◆ **COLLECTED MATERIAL**:
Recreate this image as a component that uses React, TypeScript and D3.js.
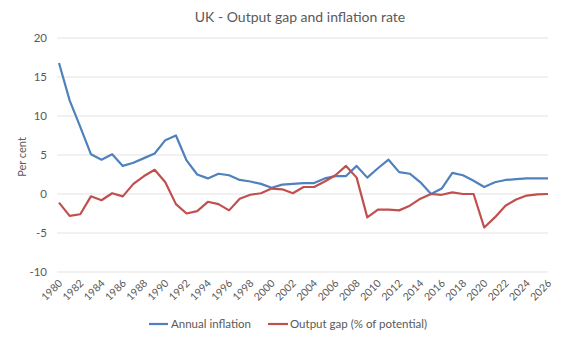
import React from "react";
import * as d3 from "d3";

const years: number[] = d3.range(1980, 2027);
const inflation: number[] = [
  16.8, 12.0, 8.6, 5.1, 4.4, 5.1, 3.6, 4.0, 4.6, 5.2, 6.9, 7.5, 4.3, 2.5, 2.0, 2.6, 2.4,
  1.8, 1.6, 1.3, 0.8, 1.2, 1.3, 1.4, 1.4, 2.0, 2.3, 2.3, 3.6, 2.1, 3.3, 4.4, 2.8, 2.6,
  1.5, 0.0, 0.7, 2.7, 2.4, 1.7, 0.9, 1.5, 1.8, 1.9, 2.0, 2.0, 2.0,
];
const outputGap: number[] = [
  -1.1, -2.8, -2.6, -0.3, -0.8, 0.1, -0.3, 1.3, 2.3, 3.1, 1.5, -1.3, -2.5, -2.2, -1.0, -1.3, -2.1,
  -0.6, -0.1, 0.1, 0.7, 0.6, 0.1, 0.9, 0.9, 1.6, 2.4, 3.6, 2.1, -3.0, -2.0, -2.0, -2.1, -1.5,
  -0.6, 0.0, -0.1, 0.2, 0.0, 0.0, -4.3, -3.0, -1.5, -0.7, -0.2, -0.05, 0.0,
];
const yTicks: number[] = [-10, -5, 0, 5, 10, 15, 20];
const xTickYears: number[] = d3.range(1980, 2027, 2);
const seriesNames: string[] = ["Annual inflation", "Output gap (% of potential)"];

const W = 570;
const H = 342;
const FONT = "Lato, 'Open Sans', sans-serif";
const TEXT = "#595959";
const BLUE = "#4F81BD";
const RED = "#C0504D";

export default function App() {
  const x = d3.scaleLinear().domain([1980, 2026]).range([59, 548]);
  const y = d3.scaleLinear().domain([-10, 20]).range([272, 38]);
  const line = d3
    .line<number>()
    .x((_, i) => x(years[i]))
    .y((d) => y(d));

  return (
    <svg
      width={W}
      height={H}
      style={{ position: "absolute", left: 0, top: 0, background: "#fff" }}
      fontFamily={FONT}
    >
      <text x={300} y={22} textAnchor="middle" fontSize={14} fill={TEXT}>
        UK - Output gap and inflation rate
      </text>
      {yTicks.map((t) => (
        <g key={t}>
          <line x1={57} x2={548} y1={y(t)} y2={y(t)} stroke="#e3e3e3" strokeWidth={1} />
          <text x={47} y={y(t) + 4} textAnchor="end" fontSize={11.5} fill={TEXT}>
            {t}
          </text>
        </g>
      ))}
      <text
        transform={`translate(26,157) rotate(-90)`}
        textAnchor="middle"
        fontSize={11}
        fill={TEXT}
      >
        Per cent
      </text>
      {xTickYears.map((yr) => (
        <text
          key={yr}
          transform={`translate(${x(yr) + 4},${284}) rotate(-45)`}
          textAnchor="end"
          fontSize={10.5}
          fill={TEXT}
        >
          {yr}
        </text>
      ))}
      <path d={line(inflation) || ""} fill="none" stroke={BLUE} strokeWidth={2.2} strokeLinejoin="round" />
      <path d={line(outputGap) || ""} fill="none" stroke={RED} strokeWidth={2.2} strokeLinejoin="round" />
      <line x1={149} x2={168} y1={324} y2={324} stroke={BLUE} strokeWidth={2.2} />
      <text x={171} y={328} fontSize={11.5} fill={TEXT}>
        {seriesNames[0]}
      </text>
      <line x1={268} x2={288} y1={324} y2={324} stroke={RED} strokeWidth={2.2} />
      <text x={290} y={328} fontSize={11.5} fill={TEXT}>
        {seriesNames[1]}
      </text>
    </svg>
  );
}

◆ **SET TASK**:
Make an exact copy of the lines from the top of the material through the line with "import * as", pictures excluded.

◆ **TASK ANSWER**:
Recreate this image as a component that uses React, TypeScript and D3.js.
import React from "react";
import * as d3 from "d3";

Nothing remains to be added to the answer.